Je vous avoue que ça m’a assez crispée. Depuis les mouvements sociaux de 2022/2023, on a vu très (très) clairement les brèches sociales et politiques entre les ONGs et les catégories de populations pour lesquelles elles disent travailler, ou défendre. Alors que les ONGs critiquaient ouvertement l’ex président Pedro Castillo, car corrompu, car inutile, car incompétent, car imprésentable - les gens en campagne se sentaient représentés par lui, justement à cause de sa façon de parler, de s’habiller, etc. Quand Castillo a été démis de ses fonctions par le Parlement, et que les gens des campagnes ont pris les rues contre le coup d’État parlementaire en cours, les ONGs ont été tièdes et lentes à la réaction.

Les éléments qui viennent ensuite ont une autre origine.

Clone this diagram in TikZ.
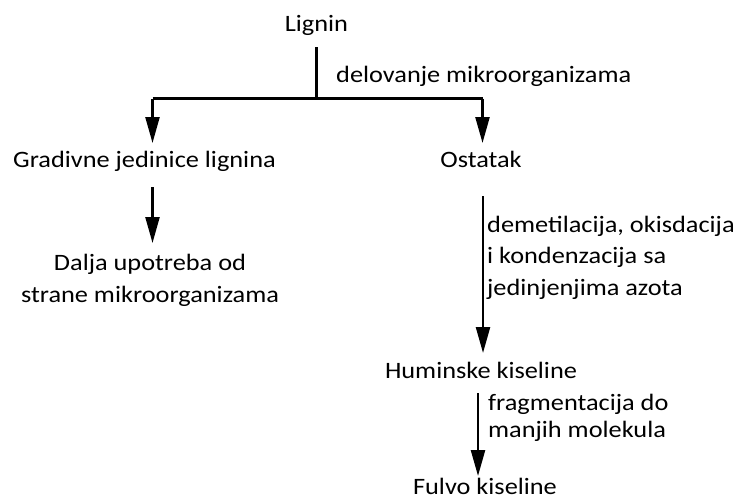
\documentclass[tikz,border=0pt]{standalone}
\usepackage{fontspec}
\setmainfont{Carlito}[FakeStretch=1.12]
\usetikzlibrary{arrows.meta}
\begin{document}
\begin{tikzpicture}[x=1pt,y=-1pt,
  txt/.style={inner sep=0pt, anchor=base, font=\fontsize{23.5}{31.5}\selectfont},
  lbl/.style={txt, anchor=base west, align=left},
  conn/.style={line width=2.4pt},
  arr/.style={conn, -{Triangle[length=26pt,width=14pt]}}]
\useasboundingbox (0,0) rectangle (739,499);
\node[txt] (lignin) at (316.5,31) {Lignin};
\coordinate (top) at (316.5,47);
\coordinate (j) at (316.5,98.5);
\coordinate (jl) at (152.5,98.5);
\coordinate (jr) at (482.5,98.5);
\coordinate (tl) at (152.5,143);
\coordinate (tr) at (482.5,143);
\node[lbl] (l1) at (336,82) {delovanje mikroorganizama};
\node[txt] (grad) at (144.5,167) {Gradivne jedinice lignina};
\node[txt] (ost) at (481,167) {Ostatak};
\node[txt, align=center] (dalja) at (150,302) {Dalja upotreba od\\strane mikroorganizama};
\node[lbl] (l2) at (487,295) {demetilacija, okisdacija\\i kondenzacija sa\\jedinjenjima azota};
\node[txt] (hum) at (481,378) {Huminske kiseline};
\node[lbl, font=\fontsize{23.5}{27}\selectfont] (l3) at (488,437) {fragmentacija do\\manjih molekula};
\node[txt] (ful) at (485,494) {Fulvo kiseline};
\coordinate (a1) at (152.5,187);
\coordinate (a1e) at (152.5,243);
\coordinate (a2) at (483,196);
\coordinate (a2e) at (483,353);
\coordinate (a3) at (478,393);
\coordinate (a3e) at (478,476);
\draw[conn] (top) -- (j);
\draw[conn] (jl) -- (jr);
\draw[arr] (jl) -- (tl);
\draw[arr] (jr) -- (tr);
\draw[arr] (a1) -- (a1e);
\draw[arr] (a2) -- (a2e);
\draw[arr] (a3) -- (a3e);
\end{tikzpicture}
\end{document}
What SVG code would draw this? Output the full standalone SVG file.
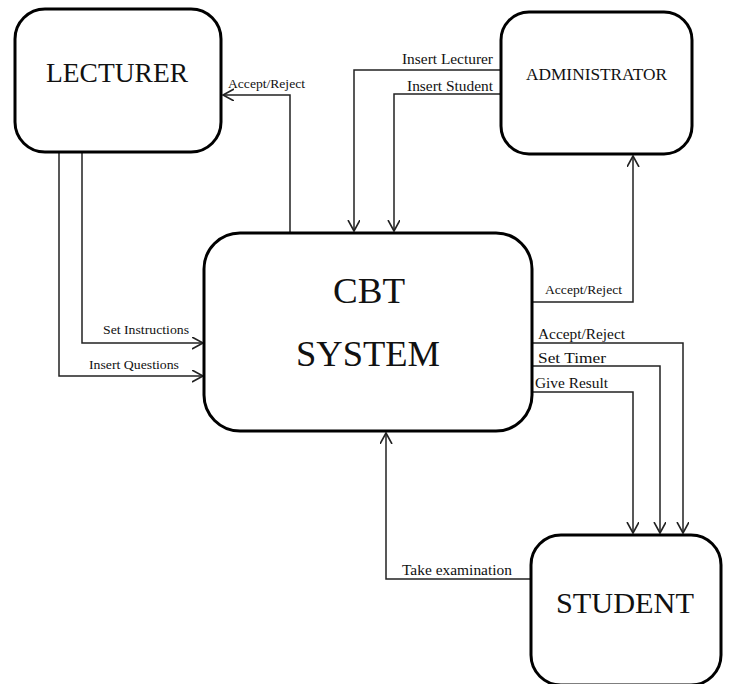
<svg xmlns="http://www.w3.org/2000/svg" width="729" height="684" viewBox="0 0 729 684">
  <style>
    .box { fill: #fff; stroke: #000; stroke-width: 3; }
    .ln { fill: none; stroke: #222; stroke-width: 1.5; }
    .lbl { font-family: "Liberation Serif", "Times New Roman", serif; fill: #111; }
  </style>
  <defs>
    <marker id="arr" markerUnits="userSpaceOnUse" markerWidth="14" markerHeight="14" refX="11" refY="6" orient="auto">
      <path d="M0,0 L11,6 L0,12" fill="none" stroke="#222" stroke-width="1.6"/>
    </marker>
  </defs>
  <rect width="729" height="684" fill="#fff"/>

  <g id="connectors">
    <path class="ln" d="M290,233 V95 H223" marker-end="url(#arr)"/>
    <path class="ln" d="M82,152 V343 H203" marker-end="url(#arr)"/>
    <path class="ln" d="M59,152 V376 H203" marker-end="url(#arr)"/>
    <path class="ln" d="M501,70 H354 V231" marker-end="url(#arr)"/>
    <path class="ln" d="M501,94 H394 V231" marker-end="url(#arr)"/>
    <path class="ln" d="M532,302 H633 V156" marker-end="url(#arr)"/>
    <path class="ln" d="M532,343 H683 V533" marker-end="url(#arr)"/>
    <path class="ln" d="M532,366 H660 V533" marker-end="url(#arr)"/>
    <path class="ln" d="M532,392 H633 V533" marker-end="url(#arr)"/>
    <path class="ln" d="M531,579 H386 V433" marker-end="url(#arr)"/>

    <text class="lbl" x="228" y="88" font-size="13" textLength="77" lengthAdjust="spacingAndGlyphs">Accept/Reject</text>
    <text class="lbl" x="103" y="334" font-size="13" textLength="86" lengthAdjust="spacingAndGlyphs">Set Instructions</text>
    <text class="lbl" x="89" y="369" font-size="13" textLength="90" lengthAdjust="spacingAndGlyphs">Insert Questions</text>
    <text class="lbl" x="402" y="64" font-size="14.5" textLength="91" lengthAdjust="spacingAndGlyphs">Insert Lecturer</text>
    <text class="lbl" x="407" y="91" font-size="14.5" textLength="86" lengthAdjust="spacingAndGlyphs">Insert Student</text>
    <text class="lbl" x="545" y="294" font-size="13" textLength="77" lengthAdjust="spacingAndGlyphs">Accept/Reject</text>
    <text class="lbl" x="538" y="339" font-size="15" textLength="87" lengthAdjust="spacingAndGlyphs">Accept/Reject</text>
    <text class="lbl" x="538" y="363" font-size="15" textLength="68" lengthAdjust="spacingAndGlyphs">Set Timer</text>
    <text class="lbl" x="535" y="388" font-size="15" textLength="73" lengthAdjust="spacingAndGlyphs">Give Result</text>
    <text class="lbl" x="402" y="575" font-size="15" textLength="110" lengthAdjust="spacingAndGlyphs">Take examination</text>
  </g>

  <g id="lecturer">
    <rect class="box" x="15" y="9" width="206" height="143" rx="30"/>
    <text class="lbl" x="46" y="82" font-size="27" textLength="142" lengthAdjust="spacingAndGlyphs">LECTURER</text>
  </g>

  <g id="administrator">
    <rect class="box" x="501" y="12" width="191" height="142" rx="28"/>
    <text class="lbl" x="526" y="80" font-size="16.5" textLength="141" lengthAdjust="spacingAndGlyphs">ADMINISTRATOR</text>
  </g>

  <g id="cbt-system">
    <rect class="box" x="204" y="233" width="328" height="198" rx="36"/>
    <text class="lbl" x="333" y="303" font-size="35" textLength="72" lengthAdjust="spacingAndGlyphs">CBT</text>
    <text class="lbl" x="296" y="366" font-size="35" textLength="144" lengthAdjust="spacingAndGlyphs">SYSTEM</text>
  </g>

  <g id="student">
    <rect class="box" x="531" y="535" width="190" height="150" rx="30"/>
    <text class="lbl" x="556" y="613" font-size="29" textLength="138" lengthAdjust="spacingAndGlyphs">STUDENT</text>
  </g>
</svg>
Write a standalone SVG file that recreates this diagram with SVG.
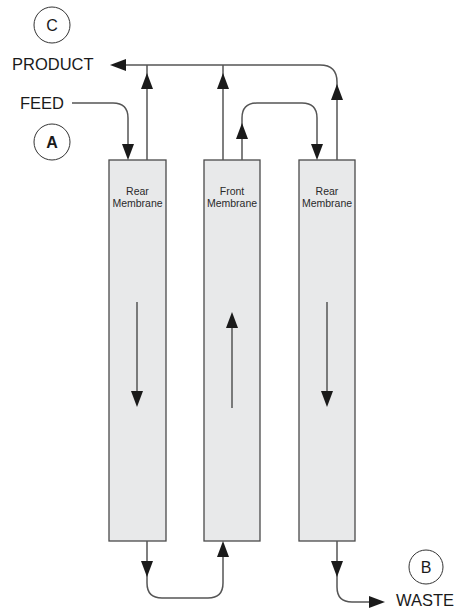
<svg xmlns="http://www.w3.org/2000/svg" width="454" height="611" viewBox="0 0 454 611">
<style>
.box{fill:#e8e9ea;stroke:#4a4a4a;stroke-width:1.3}
.ln{fill:none;stroke:#555;stroke-width:1.5}
.ah{fill:#1a1a1a}
.lbl{font-family:"Liberation Sans",Arial,sans-serif;font-size:16.5px;fill:#1a1a1a}
.blbl{font-family:"Liberation Sans",Arial,sans-serif;font-size:10.5px;fill:#2a2a2a;text-anchor:middle}
.cir{fill:#fff;stroke:#333;stroke-width:1}
.clt{font-family:"Liberation Sans",Arial,sans-serif;font-size:16px;fill:#1a1a1a;text-anchor:middle}
</style>
<defs>
<path id="ah" d="M0,0 L-6,16 L6,16 Z"/>
</defs>
<rect width="454" height="611" fill="#fff"/>
<g id="circleC"><circle class="cir" cx="52" cy="25" r="18"/><text class="clt" x="52" y="31">C</text></g>
<g id="circleA"><circle class="cir" cx="52" cy="142" r="18"/><text class="clt" x="52" y="148" font-weight="bold">A</text></g>
<g id="circleB"><circle class="cir" cx="426" cy="567" r="17"/><text class="clt" x="426" y="573">B</text></g>
<g id="product"><text class="lbl" x="12" y="70">PRODUCT</text></g>
<g id="feed"><text class="lbl" x="20" y="109">FEED</text></g>
<g id="waste"><text class="lbl" x="396" y="606">WASTE</text></g>
<g id="box1"><rect class="box" x="109" y="160" width="57" height="381"/><text class="blbl" x="137.5" y="195">Rear</text><text class="blbl" x="137.5" y="207">Membrane</text></g>
<g id="box2"><rect class="box" x="204" y="160" width="56" height="381"/><text class="blbl" x="232" y="195">Front</text><text class="blbl" x="232" y="207">Membrane</text></g>
<g id="box3"><rect class="box" x="299" y="160" width="56" height="381"/><text class="blbl" x="327" y="195">Rear</text><text class="blbl" x="327" y="207">Membrane</text></g>
<g id="connectors">
<path class="ln" d="M72,103 H113 Q128,103 128,118 V150"/>
<use href="#ah" class="ah" transform="translate(128,160) rotate(180)"/>
<path class="ln" d="M147,160 V65"/>
<use href="#ah" class="ah" transform="translate(147,73)"/>
<path class="ln" d="M223,160 V65"/>
<use href="#ah" class="ah" transform="translate(223,73)"/>
<path class="ln" d="M337,160 V82 Q337,65 320,65 H120"/>
<use href="#ah" class="ah" transform="translate(337,84)"/>
<use href="#ah" class="ah" transform="translate(110,65) rotate(-90)"/>
<path class="ln" d="M242,160 V118 Q242,103 257,103 H302 Q317,103 317,118 V150"/>
<use href="#ah" class="ah" transform="translate(242,123)"/>
<use href="#ah" class="ah" transform="translate(317,160) rotate(180)"/>
<path class="ln" d="M147,541 V583 Q147,598 162,598 H208 Q223,598 223,583 V551"/>
<use href="#ah" class="ah" transform="translate(147,577) rotate(180)"/>
<use href="#ah" class="ah" transform="translate(223,541)"/>
<path class="ln" d="M337,541 V587 Q337,602 352,602 H375"/>
<use href="#ah" class="ah" transform="translate(337,577) rotate(180)"/>
<use href="#ah" class="ah" transform="translate(385,602) rotate(90)"/>
<path class="ln" d="M137,302 V396"/>
<use href="#ah" class="ah" transform="translate(137,407) rotate(180)"/>
<path class="ln" d="M232,408 V320"/>
<use href="#ah" class="ah" transform="translate(232,312)"/>
<path class="ln" d="M327,302 V396"/>
<use href="#ah" class="ah" transform="translate(327,407) rotate(180)"/>
</g>
</svg>
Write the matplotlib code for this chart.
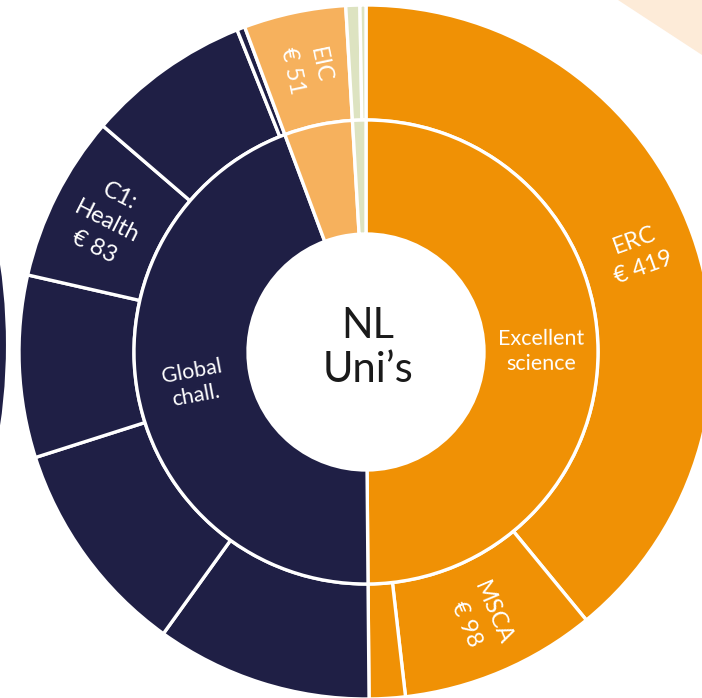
import numpy as np
import matplotlib
matplotlib.use("Agg")
import matplotlib.pyplot as plt
from matplotlib.patches import Circle, Polygon

plt.rcParams['font.family'] = ['Lato', 'DejaVu Sans']

# ---- data ----
inner_labels = ["Excellent\nscience", "Global\nchall.", "", ""]
inner_values = [535, 477, 51, 10]
inner_colors = ["#F09105", "#1F1F45", "#F6B15D", "#DDE3C1"]

outer_labels = ["ERC\n€ 419", "MSCA\n€ 98", "",
                "", "", "", "C1:\nHealth\n€ 83", "", "",
                "EIC\n€ 51", "", ""]
outer_values = [419, 98, 18,
                108, 109, 91, 83, 82, 4,
                51, 7, 3]
outer_colors = ["#F09105"] * 3 + ["#1F1F45"] * 6 + ["#F6B15D"] + ["#DDE3C1"] * 2

center_text = "NL\nUni’s"

W, H = 702, 698
fig = plt.figure(figsize=(W / 100, H / 100), dpi=100)
ax = fig.add_axes([0, 0, 1, 1])
ax.set_xlim(0, W)
ax.set_ylim(0, H)
ax.set_aspect('equal')
ax.axis('off')

cx, cy = 366, H - 352
R_out, R_mid, R_in = 347, 232, 118

# decorative fragments of neighbouring charts
ax.add_patch(Polygon([(618, H), (W, H), (W, H - 55)], closed=True,
                     facecolor="#FDEBD8", edgecolor="none"))
ax.add_patch(Circle((-549.6, H - 345), 556.6, facecolor="#1F1F45",
                    edgecolor="white", linewidth=1.5))

wedge_kw = dict(edgecolor="white", linewidth=2.4)
ow, _ = ax.pie(outer_values, colors=outer_colors, radius=R_out, center=(cx, cy),
               startangle=90, counterclock=False,
               wedgeprops=dict(width=R_out - R_mid, **wedge_kw))
iw, _ = ax.pie(inner_values, colors=inner_colors, radius=R_mid, center=(cx, cy),
               startangle=90, counterclock=False,
               wedgeprops=dict(width=R_mid - R_in, **wedge_kw))
ax.set_xlim(0, W)
ax.set_ylim(0, H)


def place(wedges, labels, r, size, ls):
    for w, lab in zip(wedges, labels):
        if not lab:
            continue
        a = (w.theta1 + w.theta2) / 2.0
        x = cx + r * np.cos(np.radians(a))
        y = cy + r * np.sin(np.radians(a))
        rot = ((a + 90) % 180) - 90
        ax.text(x, y, lab, ha='center', va='center', rotation=rot,
                rotation_mode='anchor', color='white', fontsize=size,
                linespacing=ls)


place(ow, outer_labels, 290, 17, 1.45)
place(iw, inner_labels, 175, 15.5, 1.3)

ax.text(cx + 2, cy + 4, center_text, ha='center', va='center', fontsize=30,
        color='#1a1a1a', linespacing=1.2)

fig.savefig("out.png", dpi=100)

L’ONG dont le directeur a partagé la photo aujourd’hui, par exemple, disait à ses équipes de ne pas respecter la grève à laquelle appelait la population rurale, affirmant que l’armée allait faire respecter la liberté de transit dans la région (oui oui, dans le fond, la direction de cette ONG était ravi que l’armée soit déployée pour empêcher les gens de bloquer les routes, même si à ce stade il y avait déjà eu des morts). Sans parler des revendications divergentes, les ONGs appelant à de nouvelles élections, et les gens des campagnes appelant à la restitution du président Castillo. Après tout ce qui s’est passé en 2022/2023, que les ONGs continuent à parler "au nom" des populations rurales, qu’elles les mettent en scène pour revendiquer une "andinité", une autochtonie pure, mais centrée sur la question culturelle et évacuant toute dimension politique... Ça me crispe.

Vous voyez, je ne peux pas vous parler des festivités comme le "Pachamama Day" sans vous parler politique. Peut être parce que tout est politique, tout est traversé par le capitalisme et le classisme, et que quand on fait de l’anthropologie et qu’on bosse à ritimo, on peut difficilement ne pas le voir. Mais peut être aussi parce que le spectre des mobilisations de 2022/2023 plane partout. La moindre conversation peut prendre un tournant sinistre à n’importe quel moment en évoquant les évènements. Cela fait maintenant un an et demi, mais la blessure est terriblement ouverte, et la douleur de ce que ces mobilisations sociales ont représenté est encore extrêmement présente. Tout est prétexte à évoquer le rejet populaire pour Dina Boluarte, et à commémorer les martyrs de ces révoltes. La répression a été cruelle, mais la rage a vocation a ressortir, tout ou tard.